Here is a low cost, low labor, and an easy fix for night wheeling safety that doesn’t require a wheelchair technician or dealing with wheelchair industry costs. Remember, this is for purposes of making a wheelchair visible and not for purposes of helping the wheelchair user to see the road ahead.
Knog manufactures extremely versatile lighting solutions for bicycles. Many of their products should work very well on powered and manual wheelchairs, canes, crutches, and walkers.
The Knog Beetle for instance has a clip with stretchy silicone mount that can be clipped to a wheelchair armrest post, push handle, back post, legrest extension post, or controller mounting post and turned in a direction to achieve front, rear, or side visibility.

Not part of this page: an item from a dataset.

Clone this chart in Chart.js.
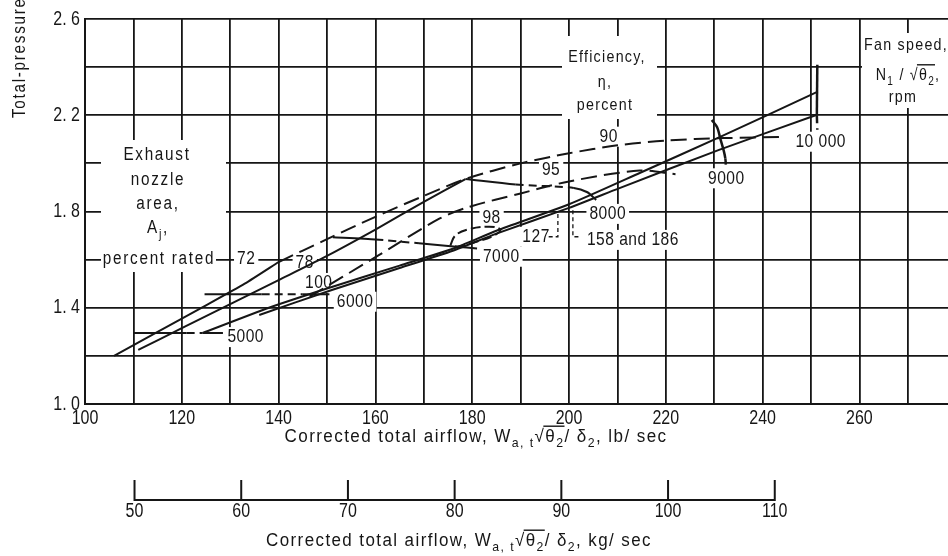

Since these are made for bicycles, they are water-resistant, superslim, have a flexible silicone body and integrated clipping feature, and quick-release mounting. There is a low warning indicator and these little guys are visible up to 600 meters. Note: They are a safety light only.
- BURN TIME 30 hrs (constant) 220 hrs (flashing)

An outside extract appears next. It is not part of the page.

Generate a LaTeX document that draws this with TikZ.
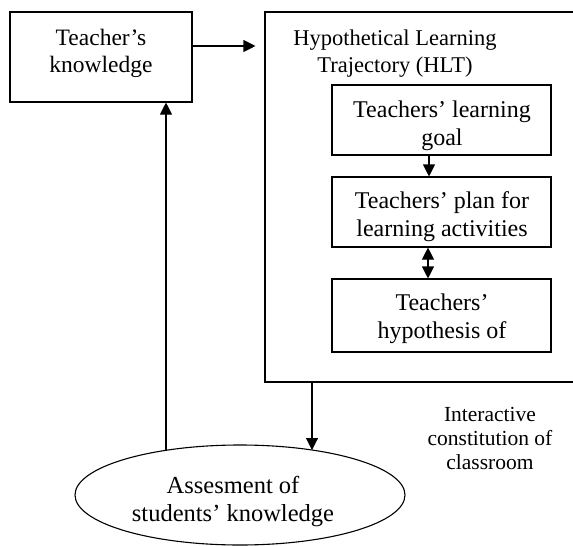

- DIMENSIONS 45 x 58 x 41 mm or 1.8″ x 2.3″ x 1.6″
- WEIGHT 58 grams including batteries or a bit over 2 ounces
- BATTERY 2 x AAA included
- LED SPECS Super-bright 4 LED light
- LIGHT OUTPUT 60,000 millicandelas
- MODES Red LED: 5 flashing, 1 constant; White LED: 2 flashing, 1 constant
Knog produces many other lighting solutions that look like they may be very suitable for wheelchair use. Products are available at bike shops, online bike accessory suppliers, or even on Amazon at http://www.amazon.com/s/?ie=UTF8&keywords=knog+beetle&tag=googhydr-20&index=aps&hvadid=4658030177&ref=pd_sl_54nf44kvn9_b.
You can check all products out at: http://www.knog.com.au/
One of the most common reasons for wheelchair related night accidents is poor visibility. Similar to bicycles, wheelchairs can be really difficult to spot at night. Unlike bicycles, a dimly lit wheelchair profile is not what drivers expect to see at night on a road. A wheelchair is the unexpected oddball, so realization and reaction time of drivers is slowed down. Add to this the fact that a large number of wheelchair users have an affinity for dark colored wheelchairs, wear no reflective devices, and their wheelchairs have neither lighting or reflective stickers (I guess wheelchair manufacturers build chairs only for daytime use), and you have a real accident looking to happen.
Hey, be safe! Light up when roading at night and give some serious consideration to wearing a helmet. It will make your dear old mother very happy.